Intervention de Christian Favier

Réunion du 30 octobre 2014 à 15h00
Délimitation des régions et élections régionales et départementales — Article 1er suite

Photo de Christian FavierChristian Favier :

Nous avons la confirmation que la mise en concurrence de nos territoires se soldera par celle des populations.

Le Gouvernement, de ce point de vue, porte une lourde responsabilité en ayant proposé ce texte sans avoir posé les termes du débat ni défini ses objectifs. Il n’a ni présenté de réelles études de faisabilité et d’impact, ni défini les critères pris en compte pour justifier ses propositions, ni mis en place une méthode de travail, après s’être refusé à organiser une réelle concertation avec les forces sociales, en particulier les élus régionaux et départementaux touchés par ces fusions, alors que la loi lui en fait pourtant l’obligation.

Il est doublement responsable en mettant la charrue avant les bœufs, en proposant d’instaurer de nouvelles frontières avant d’avoir mis en débat les compétences et les moyens dont disposeront, demain, les régions.

Au cours de notre intervention dans la discussion générale, nous vous avions alertés sur le fait que ce texte risquait d’attiser les concurrences, les appétits identitaires de chaque territoire, en soulignant ce qui nous différencie plus que ce qui nous rassemble.
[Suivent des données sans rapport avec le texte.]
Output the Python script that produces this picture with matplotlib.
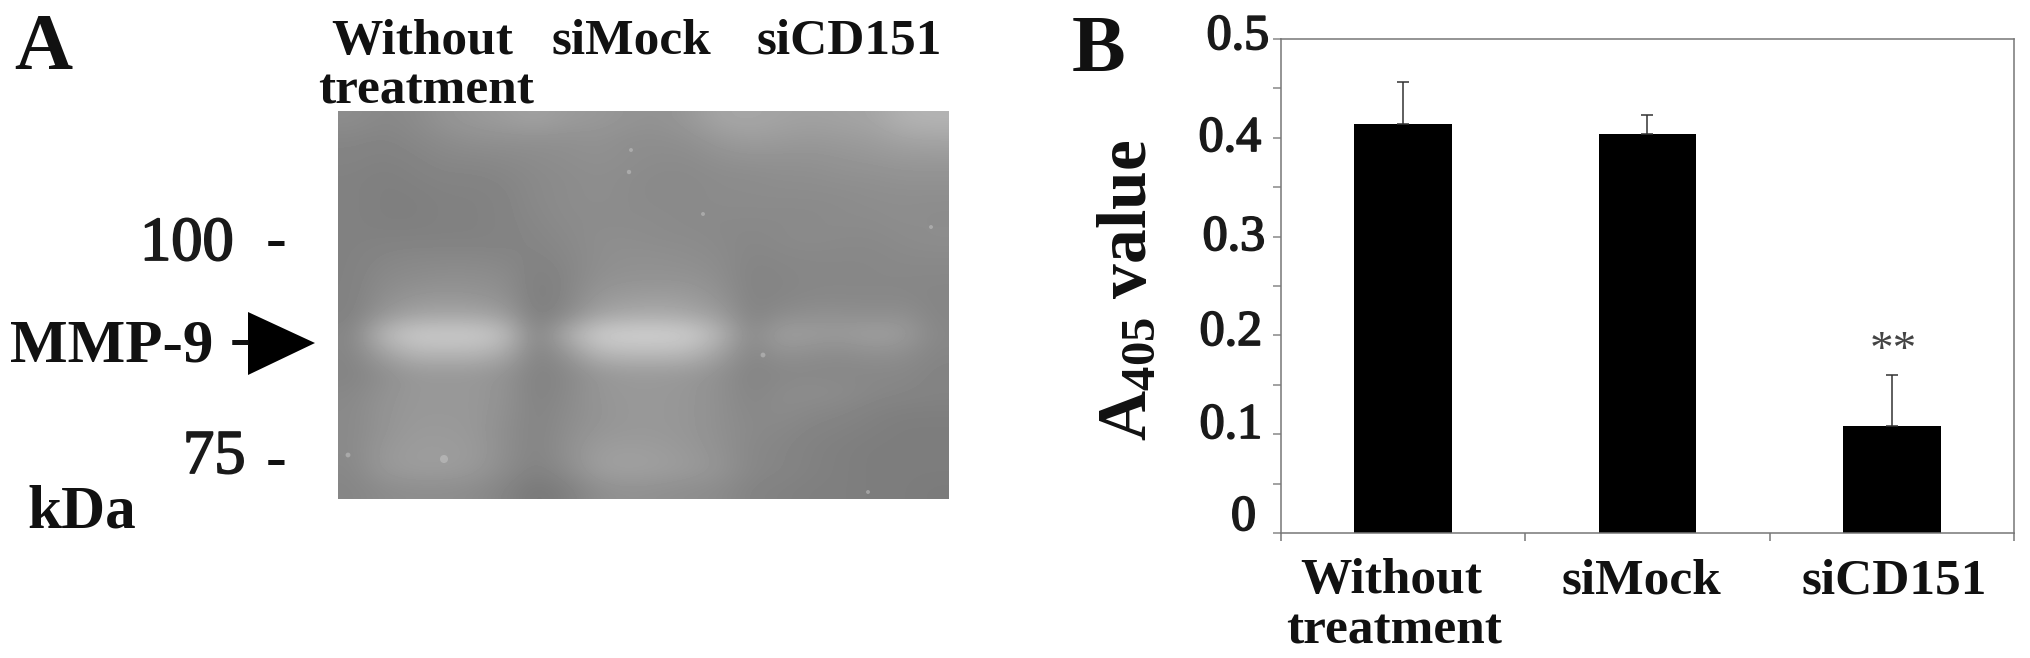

Les débats nous ont malheureusement donné raison.

Avec cette carte, en ouvrant et en facilitant le droit d’option des départements qui souhaiteront quitter leur région d’origine, nous allons propager la dérive de nos débats, constatée au-delà de nos rangs, partout en France. Les élus départementaux et régionaux vont se déchirer sur des options contradictoires et, à juste raison, nos concitoyens vont bien entendu faire irruption dans ces débats.

Or vous leur avez retiré tout droit d’intervention dans ce domaine qui les concerne pourtant au premier chef. Nous allons donc faire monter encore les antagonismes et les égoïsmes. Notre pays risque de se déchirer avec la recherche et la désignation de nouveaux boucs émissaires potentiels, au seul profit du populisme.

Toutefois, si le Gouvernement porte la première responsabilité dans ce domaine, la droite sénatoriale y a pris sa part. À force de vouloir que le Sénat définisse sa carte, à force de vouloir elle aussi mettre en place de grandes régions, en faisant croire que cela allait mécaniquement accroître leur capacité d’action, elle a finalement accepté et soutenu les termes du débat posés par le Gouvernement, et contribué à faire monter les antagonismes.

J’en veux pour preuve le long débat que nous avons eu et son attitude face au lobby alsacien, qu’elle a soutenu et auquel elle a cédé.

De même, elle a soutenu et même amplifié la suppression de tout droit d’intervention citoyenne, privant ainsi notre peuple de son droit à la parole, de sa souveraineté.

Pour faire passer ce chambardement de nos institutions locales, le passage en force est la méthode choisie, car notre peuple n’est pas favorable à cette réforme, ainsi que le montre un tout récent sondage : 54 % de nos concitoyens se prononcent contre le redécoupage de nos régions.

Ce texte est donc un mauvais coup porté à notre démocratie et ne répond en rien aux difficultés auxquelles nos concitoyens sont aujourd'hui confrontés.

Nous regrettons aussi que nos collègues socialistes renient la vision décentralisatrice au service de l’émancipation humaine que nous avions portée ensemble durant des décennies, au profit d’une reconcentration locale, d’une recentralisation régionale, d’une mise sous tutelle des collectivités territoriales, ouvrant la voie au fédéralisme, en lieu et place de notre République une et indivisible, forgée par l’histoire et l’intelligence de notre peuple.

Pour toutes ces raisons, avec regret compte tenu des enjeux qui sont dorénavant devant nous, nous ne voterons pas la carte régionale définie à l’article 1er.